* GIVEN DATA *
========
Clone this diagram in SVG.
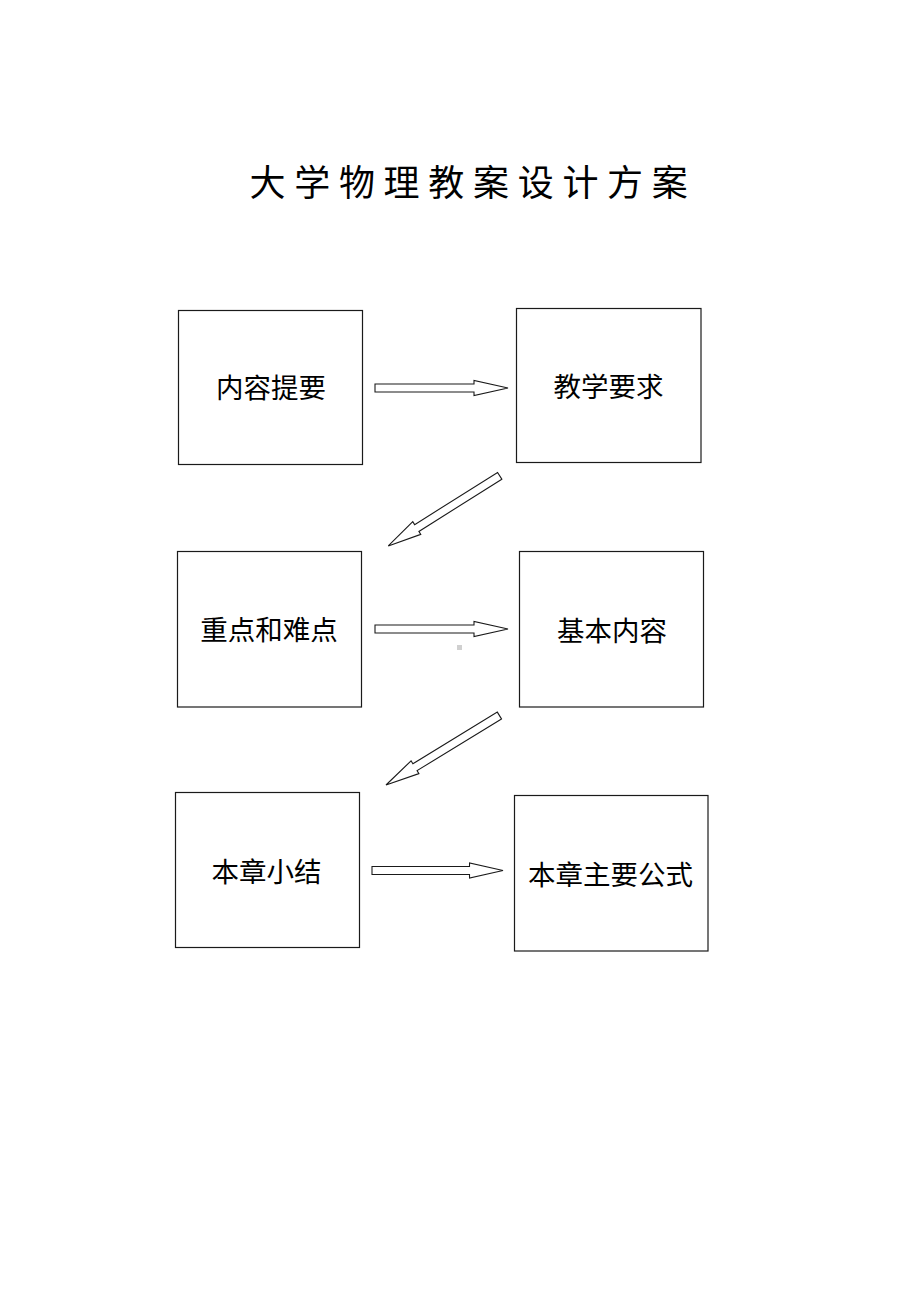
========
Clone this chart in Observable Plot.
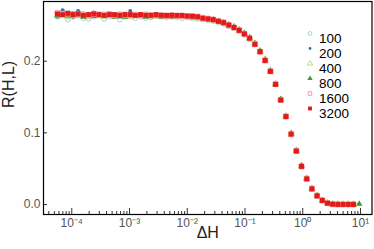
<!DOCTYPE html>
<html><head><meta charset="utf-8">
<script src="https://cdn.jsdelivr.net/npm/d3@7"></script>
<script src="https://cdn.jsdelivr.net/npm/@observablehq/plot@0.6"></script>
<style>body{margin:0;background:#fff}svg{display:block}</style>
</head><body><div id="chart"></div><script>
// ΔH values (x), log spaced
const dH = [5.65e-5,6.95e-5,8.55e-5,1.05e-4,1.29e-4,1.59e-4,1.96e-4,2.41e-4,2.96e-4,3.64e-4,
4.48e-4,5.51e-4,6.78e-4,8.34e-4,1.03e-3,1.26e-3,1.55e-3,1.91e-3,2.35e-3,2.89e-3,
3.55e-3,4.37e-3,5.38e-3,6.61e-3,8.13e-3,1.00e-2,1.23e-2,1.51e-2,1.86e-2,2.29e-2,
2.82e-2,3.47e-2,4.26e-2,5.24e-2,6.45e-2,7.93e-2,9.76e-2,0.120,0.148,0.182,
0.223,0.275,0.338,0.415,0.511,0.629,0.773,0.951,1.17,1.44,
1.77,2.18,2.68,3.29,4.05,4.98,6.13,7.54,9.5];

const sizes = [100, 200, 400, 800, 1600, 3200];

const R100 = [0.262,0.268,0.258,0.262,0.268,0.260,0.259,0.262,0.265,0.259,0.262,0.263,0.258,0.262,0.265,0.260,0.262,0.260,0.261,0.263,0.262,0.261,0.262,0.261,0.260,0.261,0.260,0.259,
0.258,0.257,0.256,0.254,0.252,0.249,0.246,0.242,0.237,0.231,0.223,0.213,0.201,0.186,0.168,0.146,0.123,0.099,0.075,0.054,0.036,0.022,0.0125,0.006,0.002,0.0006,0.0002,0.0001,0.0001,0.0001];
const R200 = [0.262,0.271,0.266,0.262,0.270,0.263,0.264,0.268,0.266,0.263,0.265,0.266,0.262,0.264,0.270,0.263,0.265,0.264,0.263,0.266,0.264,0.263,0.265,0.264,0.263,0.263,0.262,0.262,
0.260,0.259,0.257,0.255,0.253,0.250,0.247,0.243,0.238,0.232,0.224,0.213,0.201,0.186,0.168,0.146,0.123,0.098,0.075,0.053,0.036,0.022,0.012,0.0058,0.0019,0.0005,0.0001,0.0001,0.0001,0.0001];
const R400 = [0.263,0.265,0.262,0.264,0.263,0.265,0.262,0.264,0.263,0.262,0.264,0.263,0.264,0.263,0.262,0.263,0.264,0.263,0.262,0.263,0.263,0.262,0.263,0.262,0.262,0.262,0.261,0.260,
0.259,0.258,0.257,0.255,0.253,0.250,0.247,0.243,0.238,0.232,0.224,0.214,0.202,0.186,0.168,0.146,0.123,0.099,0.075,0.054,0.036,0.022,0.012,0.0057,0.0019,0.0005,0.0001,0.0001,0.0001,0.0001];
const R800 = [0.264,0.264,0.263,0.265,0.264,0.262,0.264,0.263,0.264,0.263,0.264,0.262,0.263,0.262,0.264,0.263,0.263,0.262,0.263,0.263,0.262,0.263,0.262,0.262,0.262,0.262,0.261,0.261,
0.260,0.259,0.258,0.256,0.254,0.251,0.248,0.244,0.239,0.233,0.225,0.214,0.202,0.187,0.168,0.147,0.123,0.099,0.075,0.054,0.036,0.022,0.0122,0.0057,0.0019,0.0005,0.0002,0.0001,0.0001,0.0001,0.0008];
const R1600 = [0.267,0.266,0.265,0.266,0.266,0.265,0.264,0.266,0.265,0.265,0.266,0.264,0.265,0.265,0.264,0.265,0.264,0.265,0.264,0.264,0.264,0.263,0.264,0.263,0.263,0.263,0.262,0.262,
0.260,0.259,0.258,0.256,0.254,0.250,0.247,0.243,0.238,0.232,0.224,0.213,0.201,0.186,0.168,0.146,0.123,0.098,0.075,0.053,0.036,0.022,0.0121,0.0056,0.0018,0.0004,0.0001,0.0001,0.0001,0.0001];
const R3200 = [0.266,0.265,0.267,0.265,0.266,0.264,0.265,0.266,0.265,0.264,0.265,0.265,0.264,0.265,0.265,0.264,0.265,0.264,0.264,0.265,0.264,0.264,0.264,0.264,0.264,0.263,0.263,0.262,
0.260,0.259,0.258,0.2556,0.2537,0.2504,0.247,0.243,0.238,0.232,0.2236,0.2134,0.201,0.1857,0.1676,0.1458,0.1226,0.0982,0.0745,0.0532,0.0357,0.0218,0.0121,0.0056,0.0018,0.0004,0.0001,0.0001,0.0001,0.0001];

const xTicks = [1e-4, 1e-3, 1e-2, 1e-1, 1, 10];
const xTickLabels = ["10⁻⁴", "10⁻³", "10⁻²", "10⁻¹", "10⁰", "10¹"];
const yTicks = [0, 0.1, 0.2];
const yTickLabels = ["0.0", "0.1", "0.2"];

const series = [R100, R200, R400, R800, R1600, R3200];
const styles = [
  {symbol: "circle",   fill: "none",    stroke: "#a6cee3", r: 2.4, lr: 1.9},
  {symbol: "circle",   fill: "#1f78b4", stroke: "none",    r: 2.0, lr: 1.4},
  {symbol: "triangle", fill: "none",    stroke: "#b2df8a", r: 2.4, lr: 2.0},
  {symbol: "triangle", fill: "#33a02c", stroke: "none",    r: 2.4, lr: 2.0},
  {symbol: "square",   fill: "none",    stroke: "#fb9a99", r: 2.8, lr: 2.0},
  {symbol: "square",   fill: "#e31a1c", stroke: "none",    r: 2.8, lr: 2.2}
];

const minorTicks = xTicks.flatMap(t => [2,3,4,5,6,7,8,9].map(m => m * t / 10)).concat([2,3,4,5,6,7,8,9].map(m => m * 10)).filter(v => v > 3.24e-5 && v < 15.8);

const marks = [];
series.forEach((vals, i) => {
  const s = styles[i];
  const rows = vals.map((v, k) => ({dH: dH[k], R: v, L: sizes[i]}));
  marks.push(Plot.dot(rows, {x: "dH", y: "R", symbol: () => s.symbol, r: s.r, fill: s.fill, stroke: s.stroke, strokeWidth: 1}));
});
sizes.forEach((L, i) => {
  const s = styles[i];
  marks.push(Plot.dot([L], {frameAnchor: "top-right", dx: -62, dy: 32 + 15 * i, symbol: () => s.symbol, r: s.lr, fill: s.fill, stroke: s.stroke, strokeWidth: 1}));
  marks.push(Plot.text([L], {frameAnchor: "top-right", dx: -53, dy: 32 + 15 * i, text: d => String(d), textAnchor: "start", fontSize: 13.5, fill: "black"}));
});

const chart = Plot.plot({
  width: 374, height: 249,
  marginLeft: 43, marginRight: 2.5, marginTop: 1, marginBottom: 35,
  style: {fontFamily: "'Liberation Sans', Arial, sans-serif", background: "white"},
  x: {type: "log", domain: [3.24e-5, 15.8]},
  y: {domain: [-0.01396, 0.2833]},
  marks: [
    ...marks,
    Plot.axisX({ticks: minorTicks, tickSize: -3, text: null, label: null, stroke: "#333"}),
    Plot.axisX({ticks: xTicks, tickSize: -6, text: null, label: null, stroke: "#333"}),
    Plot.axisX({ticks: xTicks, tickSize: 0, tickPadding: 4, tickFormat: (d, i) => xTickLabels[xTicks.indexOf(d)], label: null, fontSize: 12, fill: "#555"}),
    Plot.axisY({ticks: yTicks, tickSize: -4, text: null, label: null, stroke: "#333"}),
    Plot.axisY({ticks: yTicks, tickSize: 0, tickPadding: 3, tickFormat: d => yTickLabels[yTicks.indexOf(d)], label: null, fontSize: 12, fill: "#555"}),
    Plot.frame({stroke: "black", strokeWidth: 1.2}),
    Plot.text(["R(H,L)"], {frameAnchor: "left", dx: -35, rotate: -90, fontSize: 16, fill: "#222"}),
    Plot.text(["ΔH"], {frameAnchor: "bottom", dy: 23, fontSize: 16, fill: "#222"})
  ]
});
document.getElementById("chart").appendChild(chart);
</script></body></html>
========
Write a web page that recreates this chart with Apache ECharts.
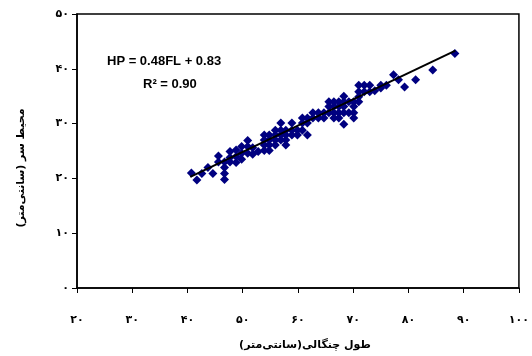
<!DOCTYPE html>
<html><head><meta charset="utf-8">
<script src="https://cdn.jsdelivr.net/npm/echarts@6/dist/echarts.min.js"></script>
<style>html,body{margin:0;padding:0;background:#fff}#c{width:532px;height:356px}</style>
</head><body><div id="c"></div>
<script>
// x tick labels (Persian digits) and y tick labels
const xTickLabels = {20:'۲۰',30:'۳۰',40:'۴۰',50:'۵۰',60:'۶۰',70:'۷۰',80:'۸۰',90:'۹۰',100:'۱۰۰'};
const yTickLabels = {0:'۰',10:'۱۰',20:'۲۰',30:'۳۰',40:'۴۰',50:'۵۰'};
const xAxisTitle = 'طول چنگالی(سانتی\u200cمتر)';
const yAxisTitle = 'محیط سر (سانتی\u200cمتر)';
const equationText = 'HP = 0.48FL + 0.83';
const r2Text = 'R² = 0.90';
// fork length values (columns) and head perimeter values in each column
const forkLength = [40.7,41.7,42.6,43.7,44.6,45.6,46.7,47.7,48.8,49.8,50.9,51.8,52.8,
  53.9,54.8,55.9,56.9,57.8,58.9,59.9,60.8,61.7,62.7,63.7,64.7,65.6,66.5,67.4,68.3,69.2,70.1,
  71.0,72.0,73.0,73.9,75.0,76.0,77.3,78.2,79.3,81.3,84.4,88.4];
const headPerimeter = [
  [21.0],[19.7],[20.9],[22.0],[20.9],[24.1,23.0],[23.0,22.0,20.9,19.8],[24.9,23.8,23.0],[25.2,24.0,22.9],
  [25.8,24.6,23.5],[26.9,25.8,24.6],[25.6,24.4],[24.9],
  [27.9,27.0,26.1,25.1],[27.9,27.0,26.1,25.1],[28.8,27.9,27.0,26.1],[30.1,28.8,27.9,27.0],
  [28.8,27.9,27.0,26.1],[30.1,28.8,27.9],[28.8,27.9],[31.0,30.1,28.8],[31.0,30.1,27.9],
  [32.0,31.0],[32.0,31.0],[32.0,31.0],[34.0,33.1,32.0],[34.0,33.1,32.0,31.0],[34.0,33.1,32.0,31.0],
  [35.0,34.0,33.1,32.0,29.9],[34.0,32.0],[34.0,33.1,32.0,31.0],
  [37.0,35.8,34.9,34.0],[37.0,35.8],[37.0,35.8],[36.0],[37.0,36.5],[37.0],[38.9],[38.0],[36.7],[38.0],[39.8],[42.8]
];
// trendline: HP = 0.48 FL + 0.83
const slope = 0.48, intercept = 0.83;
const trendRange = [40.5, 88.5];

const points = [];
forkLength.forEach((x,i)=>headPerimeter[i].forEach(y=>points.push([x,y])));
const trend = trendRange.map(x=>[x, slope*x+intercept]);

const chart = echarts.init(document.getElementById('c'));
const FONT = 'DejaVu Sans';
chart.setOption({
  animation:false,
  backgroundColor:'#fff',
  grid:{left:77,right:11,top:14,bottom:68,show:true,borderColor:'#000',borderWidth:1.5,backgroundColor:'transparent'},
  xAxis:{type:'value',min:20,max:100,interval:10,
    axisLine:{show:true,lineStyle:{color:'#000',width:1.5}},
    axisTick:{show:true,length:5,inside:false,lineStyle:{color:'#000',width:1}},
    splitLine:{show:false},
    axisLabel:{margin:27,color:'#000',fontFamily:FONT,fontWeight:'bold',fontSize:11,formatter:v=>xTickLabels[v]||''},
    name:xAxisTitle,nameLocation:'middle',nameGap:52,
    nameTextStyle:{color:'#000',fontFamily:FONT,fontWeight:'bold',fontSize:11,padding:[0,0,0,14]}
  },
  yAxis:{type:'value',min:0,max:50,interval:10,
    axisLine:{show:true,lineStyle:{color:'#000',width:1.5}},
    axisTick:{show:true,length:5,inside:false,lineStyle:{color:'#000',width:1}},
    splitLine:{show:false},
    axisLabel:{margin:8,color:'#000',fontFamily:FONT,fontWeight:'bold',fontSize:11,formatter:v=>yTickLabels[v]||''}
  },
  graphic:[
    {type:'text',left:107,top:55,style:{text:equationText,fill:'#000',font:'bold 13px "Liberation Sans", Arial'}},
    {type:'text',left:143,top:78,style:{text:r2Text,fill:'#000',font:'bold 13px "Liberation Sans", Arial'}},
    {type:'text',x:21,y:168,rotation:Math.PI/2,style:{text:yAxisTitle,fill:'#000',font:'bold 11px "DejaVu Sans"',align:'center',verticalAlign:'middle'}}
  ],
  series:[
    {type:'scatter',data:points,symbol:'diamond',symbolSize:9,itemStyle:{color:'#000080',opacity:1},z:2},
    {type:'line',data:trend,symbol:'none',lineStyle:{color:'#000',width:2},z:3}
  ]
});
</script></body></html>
========
* REQUIREMENT *
Without the pictures, give again only the lines beginning at the line that contains "Clone this chart in Observable Plot." and stopping after the line that contains "const sizes = [100, 200, 400, 800, 1600, 3200];", exactly as written.

* ANSWER IN FULL *
Clone this chart in Observable Plot.
<!DOCTYPE html>
<html><head><meta charset="utf-8">
<script src="https://cdn.jsdelivr.net/npm/d3@7"></script>
<script src="https://cdn.jsdelivr.net/npm/@observablehq/plot@0.6"></script>
<style>body{margin:0;background:#fff}svg{display:block}</style>
</head><body><div id="chart"></div><script>
// ΔH values (x), log spaced
const dH = [5.65e-5,6.95e-5,8.55e-5,1.05e-4,1.29e-4,1.59e-4,1.96e-4,2.41e-4,2.96e-4,3.64e-4,
4.48e-4,5.51e-4,6.78e-4,8.34e-4,1.03e-3,1.26e-3,1.55e-3,1.91e-3,2.35e-3,2.89e-3,
3.55e-3,4.37e-3,5.38e-3,6.61e-3,8.13e-3,1.00e-2,1.23e-2,1.51e-2,1.86e-2,2.29e-2,
2.82e-2,3.47e-2,4.26e-2,5.24e-2,6.45e-2,7.93e-2,9.76e-2,0.120,0.148,0.182,
0.223,0.275,0.338,0.415,0.511,0.629,0.773,0.951,1.17,1.44,
1.77,2.18,2.68,3.29,4.05,4.98,6.13,7.54,9.5];

const sizes = [100, 200, 400, 800, 1600, 3200];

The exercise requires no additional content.